▸ Stated exercise: Repeat only the lines running from the beginning of the material through the line that contains "2700, 2900, 3100]".
=====
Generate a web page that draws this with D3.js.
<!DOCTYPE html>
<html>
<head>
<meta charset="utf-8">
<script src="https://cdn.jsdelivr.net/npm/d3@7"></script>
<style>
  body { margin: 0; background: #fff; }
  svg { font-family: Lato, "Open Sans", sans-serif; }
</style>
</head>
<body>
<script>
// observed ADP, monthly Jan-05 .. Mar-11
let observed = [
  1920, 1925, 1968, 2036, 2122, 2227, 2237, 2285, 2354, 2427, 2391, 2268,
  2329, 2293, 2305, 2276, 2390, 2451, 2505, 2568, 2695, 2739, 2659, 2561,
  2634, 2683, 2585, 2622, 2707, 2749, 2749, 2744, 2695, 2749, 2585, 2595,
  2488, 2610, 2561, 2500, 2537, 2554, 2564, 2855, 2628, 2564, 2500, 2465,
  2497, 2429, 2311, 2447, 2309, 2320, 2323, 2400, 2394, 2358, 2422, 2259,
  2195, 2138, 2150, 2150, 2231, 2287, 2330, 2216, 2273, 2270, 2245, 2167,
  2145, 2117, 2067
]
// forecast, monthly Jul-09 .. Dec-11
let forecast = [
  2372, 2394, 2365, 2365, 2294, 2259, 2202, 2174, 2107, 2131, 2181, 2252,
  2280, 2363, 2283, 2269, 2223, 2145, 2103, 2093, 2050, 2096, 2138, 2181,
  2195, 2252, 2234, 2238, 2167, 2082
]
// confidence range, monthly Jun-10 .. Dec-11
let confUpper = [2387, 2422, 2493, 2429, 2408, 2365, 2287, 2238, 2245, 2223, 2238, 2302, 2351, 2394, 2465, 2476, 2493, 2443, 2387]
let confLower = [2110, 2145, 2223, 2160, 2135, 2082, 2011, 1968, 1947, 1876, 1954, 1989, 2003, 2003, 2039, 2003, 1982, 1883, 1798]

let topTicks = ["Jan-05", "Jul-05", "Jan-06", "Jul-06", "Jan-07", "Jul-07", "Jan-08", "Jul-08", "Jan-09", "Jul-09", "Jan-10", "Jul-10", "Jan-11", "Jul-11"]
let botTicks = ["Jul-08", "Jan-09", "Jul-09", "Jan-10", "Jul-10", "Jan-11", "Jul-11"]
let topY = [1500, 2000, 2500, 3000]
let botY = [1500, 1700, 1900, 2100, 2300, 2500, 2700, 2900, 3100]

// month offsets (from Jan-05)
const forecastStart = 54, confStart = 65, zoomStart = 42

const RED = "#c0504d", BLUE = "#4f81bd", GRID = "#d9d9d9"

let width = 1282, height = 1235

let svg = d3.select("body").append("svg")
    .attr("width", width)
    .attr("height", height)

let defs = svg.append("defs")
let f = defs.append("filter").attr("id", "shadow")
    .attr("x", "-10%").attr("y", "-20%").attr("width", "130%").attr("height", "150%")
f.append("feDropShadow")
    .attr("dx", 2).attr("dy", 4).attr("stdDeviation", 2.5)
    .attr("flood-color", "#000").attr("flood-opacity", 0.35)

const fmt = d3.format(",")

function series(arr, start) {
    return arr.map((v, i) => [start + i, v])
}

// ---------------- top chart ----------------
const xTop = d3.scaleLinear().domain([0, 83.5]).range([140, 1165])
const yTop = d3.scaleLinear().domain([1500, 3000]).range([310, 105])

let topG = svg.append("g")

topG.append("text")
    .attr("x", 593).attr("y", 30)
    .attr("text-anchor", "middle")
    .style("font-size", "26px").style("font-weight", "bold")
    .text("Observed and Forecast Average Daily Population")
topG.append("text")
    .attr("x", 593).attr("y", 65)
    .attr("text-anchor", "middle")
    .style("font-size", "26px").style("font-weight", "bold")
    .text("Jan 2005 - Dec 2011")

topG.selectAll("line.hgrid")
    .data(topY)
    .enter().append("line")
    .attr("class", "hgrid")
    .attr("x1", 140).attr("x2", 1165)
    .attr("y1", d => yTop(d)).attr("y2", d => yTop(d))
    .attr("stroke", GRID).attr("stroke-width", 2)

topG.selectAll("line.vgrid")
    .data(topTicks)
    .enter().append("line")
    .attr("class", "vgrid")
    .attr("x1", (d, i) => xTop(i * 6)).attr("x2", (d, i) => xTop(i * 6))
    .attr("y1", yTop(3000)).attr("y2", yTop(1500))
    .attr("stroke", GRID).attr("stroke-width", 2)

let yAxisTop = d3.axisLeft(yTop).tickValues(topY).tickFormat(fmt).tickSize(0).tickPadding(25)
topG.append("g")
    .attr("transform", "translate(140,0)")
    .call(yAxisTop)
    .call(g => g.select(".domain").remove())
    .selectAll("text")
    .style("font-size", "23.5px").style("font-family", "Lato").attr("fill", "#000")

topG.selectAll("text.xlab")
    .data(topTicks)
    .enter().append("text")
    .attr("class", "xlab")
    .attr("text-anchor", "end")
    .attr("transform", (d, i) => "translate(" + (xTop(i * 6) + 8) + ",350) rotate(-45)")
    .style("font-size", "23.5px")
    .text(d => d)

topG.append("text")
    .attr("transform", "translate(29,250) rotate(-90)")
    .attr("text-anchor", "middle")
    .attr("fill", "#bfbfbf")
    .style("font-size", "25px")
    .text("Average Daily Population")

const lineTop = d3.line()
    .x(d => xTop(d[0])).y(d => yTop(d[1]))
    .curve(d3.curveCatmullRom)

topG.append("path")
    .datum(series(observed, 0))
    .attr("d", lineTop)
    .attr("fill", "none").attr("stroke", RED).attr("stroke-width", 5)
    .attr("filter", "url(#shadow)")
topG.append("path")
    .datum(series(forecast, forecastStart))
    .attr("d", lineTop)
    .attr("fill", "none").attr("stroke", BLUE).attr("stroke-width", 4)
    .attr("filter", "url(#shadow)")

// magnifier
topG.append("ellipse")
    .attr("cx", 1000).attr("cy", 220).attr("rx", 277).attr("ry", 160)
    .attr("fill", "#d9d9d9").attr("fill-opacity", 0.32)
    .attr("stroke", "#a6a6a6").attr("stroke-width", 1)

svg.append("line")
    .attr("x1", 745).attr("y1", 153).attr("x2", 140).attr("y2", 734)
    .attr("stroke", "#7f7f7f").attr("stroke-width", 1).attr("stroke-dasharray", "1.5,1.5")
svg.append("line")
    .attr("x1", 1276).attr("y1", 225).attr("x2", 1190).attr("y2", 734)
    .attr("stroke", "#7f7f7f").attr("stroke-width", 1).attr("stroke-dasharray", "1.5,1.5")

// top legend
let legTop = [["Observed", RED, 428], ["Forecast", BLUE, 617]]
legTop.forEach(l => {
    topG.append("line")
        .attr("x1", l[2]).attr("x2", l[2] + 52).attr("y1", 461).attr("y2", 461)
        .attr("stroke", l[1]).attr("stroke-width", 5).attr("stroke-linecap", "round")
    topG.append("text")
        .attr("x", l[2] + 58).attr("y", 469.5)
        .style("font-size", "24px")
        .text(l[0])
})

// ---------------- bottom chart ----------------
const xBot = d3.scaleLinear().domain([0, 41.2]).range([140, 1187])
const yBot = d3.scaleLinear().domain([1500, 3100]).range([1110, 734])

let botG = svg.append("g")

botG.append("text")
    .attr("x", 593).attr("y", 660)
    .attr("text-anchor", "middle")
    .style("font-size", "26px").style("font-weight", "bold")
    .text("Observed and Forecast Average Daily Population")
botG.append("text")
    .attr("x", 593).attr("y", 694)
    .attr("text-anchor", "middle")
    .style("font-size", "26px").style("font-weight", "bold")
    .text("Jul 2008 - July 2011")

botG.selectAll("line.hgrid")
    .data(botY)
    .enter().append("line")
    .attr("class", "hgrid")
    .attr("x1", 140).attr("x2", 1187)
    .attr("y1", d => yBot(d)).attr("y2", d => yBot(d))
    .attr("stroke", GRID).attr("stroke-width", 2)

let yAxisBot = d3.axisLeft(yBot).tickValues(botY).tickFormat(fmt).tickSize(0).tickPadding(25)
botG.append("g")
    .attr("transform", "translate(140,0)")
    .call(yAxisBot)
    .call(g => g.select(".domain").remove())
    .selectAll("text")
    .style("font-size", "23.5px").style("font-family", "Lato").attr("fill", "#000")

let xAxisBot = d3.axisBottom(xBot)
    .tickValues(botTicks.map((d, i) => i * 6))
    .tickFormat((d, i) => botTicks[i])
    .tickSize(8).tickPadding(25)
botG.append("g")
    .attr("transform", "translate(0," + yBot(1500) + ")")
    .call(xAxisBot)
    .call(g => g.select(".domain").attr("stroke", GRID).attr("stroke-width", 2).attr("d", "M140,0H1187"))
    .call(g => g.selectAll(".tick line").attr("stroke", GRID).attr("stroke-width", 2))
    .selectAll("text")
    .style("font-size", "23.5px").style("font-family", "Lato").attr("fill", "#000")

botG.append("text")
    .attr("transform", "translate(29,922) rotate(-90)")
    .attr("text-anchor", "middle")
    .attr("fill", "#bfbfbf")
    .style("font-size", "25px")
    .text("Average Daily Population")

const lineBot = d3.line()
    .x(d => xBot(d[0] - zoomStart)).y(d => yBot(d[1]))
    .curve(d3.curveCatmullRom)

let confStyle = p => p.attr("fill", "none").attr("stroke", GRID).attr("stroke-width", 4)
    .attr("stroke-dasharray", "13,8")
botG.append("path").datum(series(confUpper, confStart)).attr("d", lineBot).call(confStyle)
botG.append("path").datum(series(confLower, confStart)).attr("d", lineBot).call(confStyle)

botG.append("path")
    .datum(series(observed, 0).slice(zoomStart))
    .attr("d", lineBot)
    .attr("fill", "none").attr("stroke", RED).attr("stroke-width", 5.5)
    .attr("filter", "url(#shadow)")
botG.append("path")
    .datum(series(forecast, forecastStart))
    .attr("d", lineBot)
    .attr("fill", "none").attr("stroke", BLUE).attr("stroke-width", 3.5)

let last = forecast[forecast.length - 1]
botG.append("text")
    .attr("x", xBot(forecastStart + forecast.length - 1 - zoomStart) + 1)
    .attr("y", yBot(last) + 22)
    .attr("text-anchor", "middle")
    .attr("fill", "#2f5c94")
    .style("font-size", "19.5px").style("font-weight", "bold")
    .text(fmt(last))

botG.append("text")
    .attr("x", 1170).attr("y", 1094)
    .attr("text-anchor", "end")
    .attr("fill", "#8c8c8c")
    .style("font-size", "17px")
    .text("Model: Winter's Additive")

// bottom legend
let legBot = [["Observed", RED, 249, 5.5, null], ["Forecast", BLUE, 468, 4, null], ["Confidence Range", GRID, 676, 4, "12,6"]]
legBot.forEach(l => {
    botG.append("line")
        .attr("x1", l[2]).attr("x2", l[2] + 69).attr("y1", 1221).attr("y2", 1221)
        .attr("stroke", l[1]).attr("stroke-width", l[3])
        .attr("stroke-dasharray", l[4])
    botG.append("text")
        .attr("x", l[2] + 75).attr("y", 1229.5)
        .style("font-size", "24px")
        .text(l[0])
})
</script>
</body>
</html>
=====
▸ Exercise answer:
Generate a web page that draws this with D3.js.
<!DOCTYPE html>
<html>
<head>
<meta charset="utf-8">
<script src="https://cdn.jsdelivr.net/npm/d3@7"></script>
<style>
  body { margin: 0; background: #fff; }
  svg { font-family: Lato, "Open Sans", sans-serif; }
</style>
</head>
<body>
<script>
// observed ADP, monthly Jan-05 .. Mar-11
let observed = [
  1920, 1925, 1968, 2036, 2122, 2227, 2237, 2285, 2354, 2427, 2391, 2268,
  2329, 2293, 2305, 2276, 2390, 2451, 2505, 2568, 2695, 2739, 2659, 2561,
  2634, 2683, 2585, 2622, 2707, 2749, 2749, 2744, 2695, 2749, 2585, 2595,
  2488, 2610, 2561, 2500, 2537, 2554, 2564, 2855, 2628, 2564, 2500, 2465,
  2497, 2429, 2311, 2447, 2309, 2320, 2323, 2400, 2394, 2358, 2422, 2259,
  2195, 2138, 2150, 2150, 2231, 2287, 2330, 2216, 2273, 2270, 2245, 2167,
  2145, 2117, 2067
]
// forecast, monthly Jul-09 .. Dec-11
let forecast = [
  2372, 2394, 2365, 2365, 2294, 2259, 2202, 2174, 2107, 2131, 2181, 2252,
  2280, 2363, 2283, 2269, 2223, 2145, 2103, 2093, 2050, 2096, 2138, 2181,
  2195, 2252, 2234, 2238, 2167, 2082
]
// confidence range, monthly Jun-10 .. Dec-11
let confUpper = [2387, 2422, 2493, 2429, 2408, 2365, 2287, 2238, 2245, 2223, 2238, 2302, 2351, 2394, 2465, 2476, 2493, 2443, 2387]
let confLower = [2110, 2145, 2223, 2160, 2135, 2082, 2011, 1968, 1947, 1876, 1954, 1989, 2003, 2003, 2039, 2003, 1982, 1883, 1798]

let topTicks = ["Jan-05", "Jul-05", "Jan-06", "Jul-06", "Jan-07", "Jul-07", "Jan-08", "Jul-08", "Jan-09", "Jul-09", "Jan-10", "Jul-10", "Jan-11", "Jul-11"]
let botTicks = ["Jul-08", "Jan-09", "Jul-09", "Jan-10", "Jul-10", "Jan-11", "Jul-11"]
let topY = [1500, 2000, 2500, 3000]
let botY = [1500, 1700, 1900, 2100, 2300, 2500, 2700, 2900, 3100]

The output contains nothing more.